We All Scream for Ice Cream

Since I wrote my last post on competence, something has happened to remind me that competence is the precursor of high quality, and incompetence leads to low quality.

My wife and daughter and son-in-law went together to buy me a gift for Father's Day: a White Mountain hand-crank ice cream maker. We like home-made ice cream, and we make a fair amount of it. Historically, the White Mountain ice cream makers have been regarded as the best. Expensive, but reputed the best.

So, yesterday evening we went over to my daughter's, and the box was put in front of me. I opened it, we put it together, ingredients were mixed and I started cranking. That's when the trouble started.

It's a simple machine; you turn the crank, the gear on the end of the shaft turns two other gears which rotate the canister in one direction and the dasher in the opposite direction, while the ice and salt in the outer wooden bucket lowers the temperature of the mix.

But on this one, as I cranked, the gears kept jamming. Crank a couple of turns, jam. Back it up, crank half a turn, jam again. Eventually I figured out that if I pushed in on the crank, hard, while turning the handle it would go a little longer before jamming again. Forget any ideas about the kids helping crank the thing.

Then, after about fifteen minutes of disjointed cranking, the ice cream began to thicken a little bit (not done, just beginning to stiffen) and the gears started to slip, between jams.

We finally got out my daughter's old machine, transferred the ice cream mix and ice to it(minus some metal particles that had gotten into the ice cream) and finished it while my son-in-law and I tried to figure out what was wrong with the White Mountain.

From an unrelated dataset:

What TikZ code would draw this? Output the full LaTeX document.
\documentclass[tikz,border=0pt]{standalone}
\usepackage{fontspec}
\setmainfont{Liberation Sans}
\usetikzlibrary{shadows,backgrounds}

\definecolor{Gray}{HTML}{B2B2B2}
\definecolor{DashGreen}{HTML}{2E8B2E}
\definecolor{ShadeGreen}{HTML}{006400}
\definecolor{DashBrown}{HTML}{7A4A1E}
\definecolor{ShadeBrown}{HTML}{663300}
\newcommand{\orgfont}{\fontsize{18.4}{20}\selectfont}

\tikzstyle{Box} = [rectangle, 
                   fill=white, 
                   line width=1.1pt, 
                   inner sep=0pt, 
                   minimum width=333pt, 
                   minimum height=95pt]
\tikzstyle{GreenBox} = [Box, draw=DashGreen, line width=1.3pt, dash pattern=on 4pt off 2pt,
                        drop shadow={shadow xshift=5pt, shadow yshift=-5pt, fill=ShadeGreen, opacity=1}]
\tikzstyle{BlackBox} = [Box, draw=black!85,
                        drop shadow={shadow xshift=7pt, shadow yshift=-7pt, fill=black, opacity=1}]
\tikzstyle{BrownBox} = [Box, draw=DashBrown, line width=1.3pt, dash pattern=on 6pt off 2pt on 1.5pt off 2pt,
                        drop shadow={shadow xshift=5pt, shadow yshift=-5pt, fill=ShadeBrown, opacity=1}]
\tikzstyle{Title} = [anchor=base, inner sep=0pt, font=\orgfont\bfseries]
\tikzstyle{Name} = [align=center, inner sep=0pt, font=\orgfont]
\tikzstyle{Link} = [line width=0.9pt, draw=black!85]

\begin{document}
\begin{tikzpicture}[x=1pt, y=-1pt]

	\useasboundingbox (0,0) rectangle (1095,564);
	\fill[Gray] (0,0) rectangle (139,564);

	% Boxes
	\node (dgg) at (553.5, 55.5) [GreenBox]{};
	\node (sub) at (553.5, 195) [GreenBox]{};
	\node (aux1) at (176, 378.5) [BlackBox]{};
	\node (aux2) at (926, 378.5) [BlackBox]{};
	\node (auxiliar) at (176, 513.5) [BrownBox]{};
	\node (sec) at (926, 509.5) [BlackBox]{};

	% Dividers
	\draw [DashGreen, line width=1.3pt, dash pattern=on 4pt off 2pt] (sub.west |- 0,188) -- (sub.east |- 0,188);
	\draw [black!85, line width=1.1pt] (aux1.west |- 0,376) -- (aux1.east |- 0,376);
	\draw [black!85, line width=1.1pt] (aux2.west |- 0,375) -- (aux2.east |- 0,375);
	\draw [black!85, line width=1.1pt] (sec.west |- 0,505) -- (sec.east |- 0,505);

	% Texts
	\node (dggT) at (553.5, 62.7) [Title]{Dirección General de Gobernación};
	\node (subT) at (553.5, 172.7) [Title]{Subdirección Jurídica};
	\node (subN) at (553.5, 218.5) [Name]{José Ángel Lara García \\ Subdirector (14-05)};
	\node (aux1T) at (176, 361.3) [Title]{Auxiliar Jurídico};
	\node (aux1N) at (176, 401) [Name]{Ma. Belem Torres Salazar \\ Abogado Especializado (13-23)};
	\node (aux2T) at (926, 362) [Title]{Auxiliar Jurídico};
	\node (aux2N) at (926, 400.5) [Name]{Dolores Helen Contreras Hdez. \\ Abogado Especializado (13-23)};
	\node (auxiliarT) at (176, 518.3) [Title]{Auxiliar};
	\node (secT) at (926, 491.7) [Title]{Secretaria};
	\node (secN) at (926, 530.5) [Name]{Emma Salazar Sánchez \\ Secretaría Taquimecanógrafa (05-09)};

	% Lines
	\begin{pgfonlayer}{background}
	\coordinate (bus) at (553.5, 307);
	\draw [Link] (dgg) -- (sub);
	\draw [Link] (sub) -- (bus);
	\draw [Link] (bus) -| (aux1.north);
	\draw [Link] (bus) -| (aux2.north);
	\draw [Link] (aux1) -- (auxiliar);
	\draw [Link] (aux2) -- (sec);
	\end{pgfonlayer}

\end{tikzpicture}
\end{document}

The first thing we noticed was that the gears were rough castings, coated with a finish, but no lubrication (and no, the instruction book did not say to grease the gears during our assembly). They were also fitted together very loosely, and did not mesh tightly together. There was a lot of slop in the gear box. There was also a lot of slop where the dasher shaft came through the canister top, about a 3/4" hole in the top for a shaft about 9/16" in diameter, which is how the metal particles from the gears got into the ice cream. Even the wooden bucket was not that well made; my grandfather was a cooper (barrel maker) for Seagram's, and over the years I have learned at least enough about his trade to spot whether such work is done well or not.

We finished the ice cream in the old machine, ate it all, and came home. I got online and started looking up "White Mountain Hand Crank Ice Cream Machine Problems", and found our experience was not unique. There were a number of glowing recommendations, but there were also a number of complaints. One of the glowing reviews that seemed to come up on every site was from a person who had had a White Mountain for twenty-three years. But most of the negative reviews seemed to be from people who had bought one in the last four or five years. The problems seemed to be of three major types: leaky wooden buckets, metal shavings in the ice cream, and the gears jamming and slipping.

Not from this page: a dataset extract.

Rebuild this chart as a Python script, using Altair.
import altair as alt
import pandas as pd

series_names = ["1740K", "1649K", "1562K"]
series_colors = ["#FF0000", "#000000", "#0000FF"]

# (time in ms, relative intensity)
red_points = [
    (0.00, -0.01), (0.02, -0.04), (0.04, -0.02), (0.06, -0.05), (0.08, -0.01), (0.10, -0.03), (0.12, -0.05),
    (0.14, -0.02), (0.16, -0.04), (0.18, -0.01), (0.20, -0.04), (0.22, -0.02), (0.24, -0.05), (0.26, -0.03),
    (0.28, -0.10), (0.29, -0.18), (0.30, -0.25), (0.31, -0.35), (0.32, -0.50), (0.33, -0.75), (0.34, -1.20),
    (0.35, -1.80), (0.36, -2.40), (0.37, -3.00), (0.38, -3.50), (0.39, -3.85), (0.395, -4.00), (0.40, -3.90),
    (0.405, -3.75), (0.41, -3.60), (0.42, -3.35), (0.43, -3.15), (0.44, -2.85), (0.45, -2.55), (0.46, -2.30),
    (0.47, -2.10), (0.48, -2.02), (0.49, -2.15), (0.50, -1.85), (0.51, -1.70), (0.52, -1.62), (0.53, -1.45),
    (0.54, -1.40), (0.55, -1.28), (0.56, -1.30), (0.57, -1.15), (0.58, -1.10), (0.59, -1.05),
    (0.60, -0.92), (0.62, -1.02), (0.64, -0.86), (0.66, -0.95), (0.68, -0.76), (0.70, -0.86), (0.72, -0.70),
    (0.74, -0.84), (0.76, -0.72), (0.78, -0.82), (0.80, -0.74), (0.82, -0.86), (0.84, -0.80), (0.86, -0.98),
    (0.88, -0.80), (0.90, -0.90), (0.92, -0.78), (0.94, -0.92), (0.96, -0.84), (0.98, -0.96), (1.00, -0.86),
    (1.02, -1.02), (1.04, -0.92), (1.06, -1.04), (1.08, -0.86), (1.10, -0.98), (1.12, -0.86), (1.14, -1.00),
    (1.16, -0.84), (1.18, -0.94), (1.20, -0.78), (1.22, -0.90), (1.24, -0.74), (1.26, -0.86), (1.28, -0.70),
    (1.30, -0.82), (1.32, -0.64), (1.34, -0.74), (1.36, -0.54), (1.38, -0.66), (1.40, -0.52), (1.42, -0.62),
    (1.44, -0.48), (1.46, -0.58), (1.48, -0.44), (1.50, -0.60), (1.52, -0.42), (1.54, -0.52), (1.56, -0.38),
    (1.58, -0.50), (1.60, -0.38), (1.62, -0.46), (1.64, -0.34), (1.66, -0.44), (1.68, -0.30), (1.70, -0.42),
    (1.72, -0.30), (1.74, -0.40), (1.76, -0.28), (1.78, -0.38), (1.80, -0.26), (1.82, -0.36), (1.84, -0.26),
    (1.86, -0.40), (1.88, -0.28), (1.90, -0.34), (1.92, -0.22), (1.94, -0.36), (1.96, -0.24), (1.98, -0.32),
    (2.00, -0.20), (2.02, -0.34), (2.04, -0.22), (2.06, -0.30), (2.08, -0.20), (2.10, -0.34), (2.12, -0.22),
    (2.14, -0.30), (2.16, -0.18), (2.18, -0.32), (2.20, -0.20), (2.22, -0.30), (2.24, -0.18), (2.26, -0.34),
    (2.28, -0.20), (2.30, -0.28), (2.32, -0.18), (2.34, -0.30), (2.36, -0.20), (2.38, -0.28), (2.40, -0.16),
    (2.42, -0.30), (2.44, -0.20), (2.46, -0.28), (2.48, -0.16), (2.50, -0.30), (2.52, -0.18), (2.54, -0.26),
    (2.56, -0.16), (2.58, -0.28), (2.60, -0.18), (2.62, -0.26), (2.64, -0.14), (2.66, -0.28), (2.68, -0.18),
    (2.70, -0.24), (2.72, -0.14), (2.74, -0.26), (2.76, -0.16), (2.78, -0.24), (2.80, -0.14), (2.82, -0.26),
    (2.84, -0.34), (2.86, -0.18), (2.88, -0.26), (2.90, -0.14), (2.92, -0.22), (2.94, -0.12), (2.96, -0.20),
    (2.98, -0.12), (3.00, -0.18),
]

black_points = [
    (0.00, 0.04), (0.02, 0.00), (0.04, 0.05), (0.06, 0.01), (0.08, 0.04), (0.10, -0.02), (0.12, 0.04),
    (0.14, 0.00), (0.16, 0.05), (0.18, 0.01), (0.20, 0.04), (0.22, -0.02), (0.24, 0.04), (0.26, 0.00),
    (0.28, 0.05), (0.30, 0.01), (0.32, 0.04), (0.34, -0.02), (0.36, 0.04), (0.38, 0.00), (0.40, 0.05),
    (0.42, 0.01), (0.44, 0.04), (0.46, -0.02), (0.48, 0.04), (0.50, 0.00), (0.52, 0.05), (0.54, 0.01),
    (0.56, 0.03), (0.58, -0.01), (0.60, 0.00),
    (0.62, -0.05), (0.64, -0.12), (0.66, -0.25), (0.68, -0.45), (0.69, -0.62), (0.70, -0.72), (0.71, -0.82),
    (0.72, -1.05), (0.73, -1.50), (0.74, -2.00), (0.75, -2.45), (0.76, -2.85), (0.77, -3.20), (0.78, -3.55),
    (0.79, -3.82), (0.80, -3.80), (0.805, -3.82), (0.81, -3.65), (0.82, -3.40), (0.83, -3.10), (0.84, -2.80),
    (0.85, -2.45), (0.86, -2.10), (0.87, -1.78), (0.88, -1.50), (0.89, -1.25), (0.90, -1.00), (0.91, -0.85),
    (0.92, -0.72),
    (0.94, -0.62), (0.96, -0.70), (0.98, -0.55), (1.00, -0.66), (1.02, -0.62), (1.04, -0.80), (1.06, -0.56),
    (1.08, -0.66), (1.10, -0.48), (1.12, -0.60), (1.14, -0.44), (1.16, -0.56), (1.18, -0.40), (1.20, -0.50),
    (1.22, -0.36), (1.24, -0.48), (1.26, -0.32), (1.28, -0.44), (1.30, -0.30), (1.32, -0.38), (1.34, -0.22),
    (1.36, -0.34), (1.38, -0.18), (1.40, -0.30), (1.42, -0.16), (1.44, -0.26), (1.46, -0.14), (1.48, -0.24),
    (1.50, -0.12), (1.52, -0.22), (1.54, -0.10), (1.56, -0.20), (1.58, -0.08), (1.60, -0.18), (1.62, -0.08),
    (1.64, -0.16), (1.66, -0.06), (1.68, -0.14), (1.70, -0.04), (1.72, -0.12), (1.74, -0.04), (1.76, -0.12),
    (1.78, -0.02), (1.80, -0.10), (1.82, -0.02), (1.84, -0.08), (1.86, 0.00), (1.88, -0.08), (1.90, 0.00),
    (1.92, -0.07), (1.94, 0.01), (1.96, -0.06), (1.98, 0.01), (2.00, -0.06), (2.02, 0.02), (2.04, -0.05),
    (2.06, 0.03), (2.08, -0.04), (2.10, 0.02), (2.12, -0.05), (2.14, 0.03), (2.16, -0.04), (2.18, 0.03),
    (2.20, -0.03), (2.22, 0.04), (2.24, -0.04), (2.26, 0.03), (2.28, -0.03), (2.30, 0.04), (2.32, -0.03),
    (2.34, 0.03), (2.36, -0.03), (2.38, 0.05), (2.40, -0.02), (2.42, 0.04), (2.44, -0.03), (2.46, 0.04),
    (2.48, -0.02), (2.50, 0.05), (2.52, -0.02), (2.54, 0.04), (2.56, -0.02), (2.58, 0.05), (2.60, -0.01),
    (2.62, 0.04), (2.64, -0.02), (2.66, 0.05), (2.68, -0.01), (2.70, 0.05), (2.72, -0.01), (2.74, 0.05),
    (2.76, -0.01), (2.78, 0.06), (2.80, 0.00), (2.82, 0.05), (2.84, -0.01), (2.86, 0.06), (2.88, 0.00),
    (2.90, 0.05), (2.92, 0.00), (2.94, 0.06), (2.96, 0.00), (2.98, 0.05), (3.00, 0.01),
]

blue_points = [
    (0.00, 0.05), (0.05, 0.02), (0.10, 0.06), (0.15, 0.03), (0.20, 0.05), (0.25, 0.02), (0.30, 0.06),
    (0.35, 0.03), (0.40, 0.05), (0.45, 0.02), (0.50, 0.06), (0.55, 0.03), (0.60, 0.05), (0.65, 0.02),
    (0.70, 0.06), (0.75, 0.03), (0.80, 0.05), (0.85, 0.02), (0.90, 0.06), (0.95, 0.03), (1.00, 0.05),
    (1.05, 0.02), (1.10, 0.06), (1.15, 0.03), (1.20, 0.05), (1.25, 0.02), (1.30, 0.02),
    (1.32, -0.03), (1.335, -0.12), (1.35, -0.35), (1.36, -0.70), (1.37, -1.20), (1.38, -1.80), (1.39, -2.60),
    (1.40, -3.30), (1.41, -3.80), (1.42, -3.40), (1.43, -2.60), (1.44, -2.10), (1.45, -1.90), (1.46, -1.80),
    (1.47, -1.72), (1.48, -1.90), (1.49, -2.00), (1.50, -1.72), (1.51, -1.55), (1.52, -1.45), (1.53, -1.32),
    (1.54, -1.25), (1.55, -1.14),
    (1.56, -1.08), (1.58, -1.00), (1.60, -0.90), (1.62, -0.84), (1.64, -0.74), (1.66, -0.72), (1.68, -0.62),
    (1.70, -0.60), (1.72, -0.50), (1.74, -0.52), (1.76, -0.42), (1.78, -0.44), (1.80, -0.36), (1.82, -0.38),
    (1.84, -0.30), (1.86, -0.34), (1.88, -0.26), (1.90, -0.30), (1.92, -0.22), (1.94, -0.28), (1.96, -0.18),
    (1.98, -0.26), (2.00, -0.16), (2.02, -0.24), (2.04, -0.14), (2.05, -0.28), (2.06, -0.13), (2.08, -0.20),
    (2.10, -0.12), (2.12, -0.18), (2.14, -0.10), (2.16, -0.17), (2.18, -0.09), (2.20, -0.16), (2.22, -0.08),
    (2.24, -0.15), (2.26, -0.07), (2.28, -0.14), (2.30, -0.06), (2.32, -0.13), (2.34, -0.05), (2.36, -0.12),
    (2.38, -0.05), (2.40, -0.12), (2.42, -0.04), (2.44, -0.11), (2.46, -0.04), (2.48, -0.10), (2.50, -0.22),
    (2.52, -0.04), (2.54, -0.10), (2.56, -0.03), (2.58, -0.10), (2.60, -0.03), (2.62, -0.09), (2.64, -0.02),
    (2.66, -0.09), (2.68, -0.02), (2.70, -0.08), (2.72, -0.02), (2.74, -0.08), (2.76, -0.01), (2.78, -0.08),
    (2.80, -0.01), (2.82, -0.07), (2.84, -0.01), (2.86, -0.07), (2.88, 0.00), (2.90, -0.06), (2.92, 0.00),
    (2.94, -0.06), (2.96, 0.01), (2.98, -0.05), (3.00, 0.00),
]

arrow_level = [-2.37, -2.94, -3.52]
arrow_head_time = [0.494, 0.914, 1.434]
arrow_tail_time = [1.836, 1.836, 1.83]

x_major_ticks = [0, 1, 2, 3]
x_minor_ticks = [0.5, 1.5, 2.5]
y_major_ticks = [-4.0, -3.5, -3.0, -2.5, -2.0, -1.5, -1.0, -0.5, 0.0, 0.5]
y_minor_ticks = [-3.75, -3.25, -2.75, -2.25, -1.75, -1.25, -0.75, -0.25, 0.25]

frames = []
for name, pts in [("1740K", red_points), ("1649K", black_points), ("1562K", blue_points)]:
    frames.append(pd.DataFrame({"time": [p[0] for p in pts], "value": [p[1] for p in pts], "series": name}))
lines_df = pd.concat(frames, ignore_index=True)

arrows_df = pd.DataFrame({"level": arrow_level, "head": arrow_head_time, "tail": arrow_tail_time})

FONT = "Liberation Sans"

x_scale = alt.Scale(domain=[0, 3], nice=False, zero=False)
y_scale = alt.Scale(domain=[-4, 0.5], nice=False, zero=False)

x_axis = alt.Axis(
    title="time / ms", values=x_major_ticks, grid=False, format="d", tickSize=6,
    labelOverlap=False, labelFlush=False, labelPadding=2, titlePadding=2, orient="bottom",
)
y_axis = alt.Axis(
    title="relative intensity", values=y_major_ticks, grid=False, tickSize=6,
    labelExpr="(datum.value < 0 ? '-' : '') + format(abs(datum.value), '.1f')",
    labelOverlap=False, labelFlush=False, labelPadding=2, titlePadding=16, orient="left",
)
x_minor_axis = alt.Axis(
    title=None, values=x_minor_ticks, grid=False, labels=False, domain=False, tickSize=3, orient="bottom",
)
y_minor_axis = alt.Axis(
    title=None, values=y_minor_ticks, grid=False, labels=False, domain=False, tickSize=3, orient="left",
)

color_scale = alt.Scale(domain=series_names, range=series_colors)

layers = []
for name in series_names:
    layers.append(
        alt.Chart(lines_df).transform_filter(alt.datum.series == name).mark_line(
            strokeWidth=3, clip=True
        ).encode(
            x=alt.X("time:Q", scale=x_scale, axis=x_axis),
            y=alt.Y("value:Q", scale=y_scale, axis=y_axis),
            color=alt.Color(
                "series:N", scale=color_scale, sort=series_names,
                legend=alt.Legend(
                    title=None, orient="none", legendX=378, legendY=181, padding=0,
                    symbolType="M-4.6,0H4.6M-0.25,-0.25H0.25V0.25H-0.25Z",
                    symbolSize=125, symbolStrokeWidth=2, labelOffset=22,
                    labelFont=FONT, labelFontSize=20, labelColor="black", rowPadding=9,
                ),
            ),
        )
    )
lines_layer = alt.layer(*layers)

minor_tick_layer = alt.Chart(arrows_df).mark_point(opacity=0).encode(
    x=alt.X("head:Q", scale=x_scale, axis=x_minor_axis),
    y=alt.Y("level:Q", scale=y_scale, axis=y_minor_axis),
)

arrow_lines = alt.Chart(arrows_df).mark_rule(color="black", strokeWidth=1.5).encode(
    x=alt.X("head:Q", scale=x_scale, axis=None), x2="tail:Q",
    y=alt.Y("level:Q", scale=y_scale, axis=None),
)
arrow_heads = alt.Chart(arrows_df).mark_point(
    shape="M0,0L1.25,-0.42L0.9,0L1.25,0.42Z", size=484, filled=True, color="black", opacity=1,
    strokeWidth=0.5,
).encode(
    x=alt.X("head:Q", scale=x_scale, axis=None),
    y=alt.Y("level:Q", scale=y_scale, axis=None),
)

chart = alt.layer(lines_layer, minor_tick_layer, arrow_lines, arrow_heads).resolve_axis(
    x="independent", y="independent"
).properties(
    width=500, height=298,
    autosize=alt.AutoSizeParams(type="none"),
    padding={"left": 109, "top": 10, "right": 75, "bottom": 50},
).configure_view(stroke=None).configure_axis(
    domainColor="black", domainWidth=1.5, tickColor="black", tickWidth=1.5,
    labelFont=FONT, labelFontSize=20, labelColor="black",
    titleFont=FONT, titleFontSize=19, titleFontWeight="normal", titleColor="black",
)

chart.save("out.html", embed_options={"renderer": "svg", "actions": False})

White Mountain is an old company, dating back to the 1850s in New England. But like many other companies I have seen, the ownership has changed repeatedly in the last fifty years or so. The booklet in the box was marked "Holmes Group, Inc." Holmes is a maker of portable electric heaters, fans, and air cleaners. But the invoice from the online retailer called it a "Rival White Mountain" model. It turns out that both of these companies are owned by an organization called Jarden, which owns both Rival and Sunbeam, Holmes, Coleman and a batch of other producers of sporting goods, small appliances, smoke alarms, playing cards, and all sorts of unrelated things.

The old White Mountain ice cream makers were made in New England. Mine had no markings anywhere on it to say where any part was made, but there was a small item on the carton, "Assembled in the U.S.A. from Foreign and Domestic Components."

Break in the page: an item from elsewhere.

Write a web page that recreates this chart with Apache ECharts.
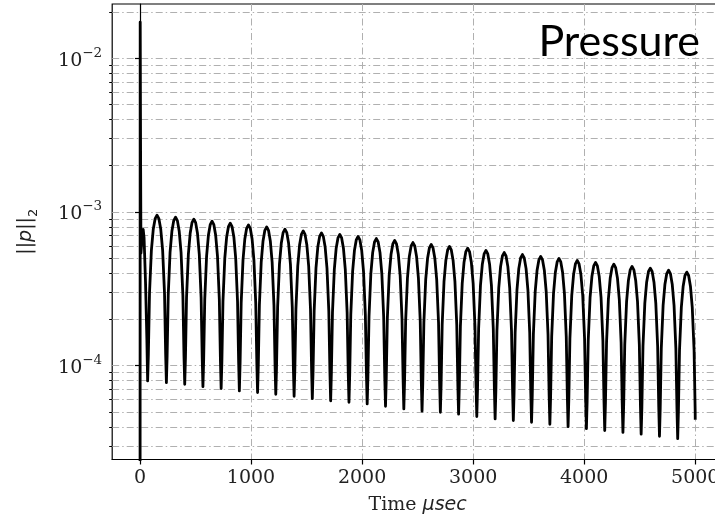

So we have yet another instance of a product from this country with a good reputation for quality that has gone down the drain. Forget about craftsmanship; just order parts from various countries (whoever is cheapest), slap them together and ship them out. And don't bother with testing the product; as long as it goes together, ship it out to the retailers.

This is not just individual incompetence; it is corporate incompetence, at all levels. The product reviewers who had tried to get the company to honor the "Five year warranty" had problems getting the parts to fix their machines, too. This is not a complicated machine, and they are charging a premium price for it. They are living on their past reputation, and it is beginning to fade.

I am not going to frustrate myself dealing with the warranty. We have a return authorization from the retailer, and I am going to send it back. It will cost us for shipping, and a restocking fee, but will probably avoid a lot of frustration. And in the future I will do what I can to avoid buying any products from Jarden and its subsidiaries.

1 comment:

ded said...

What flavor was your ice cream?

You've described an all too common reality. Planned obsolescence has become mass produced junk.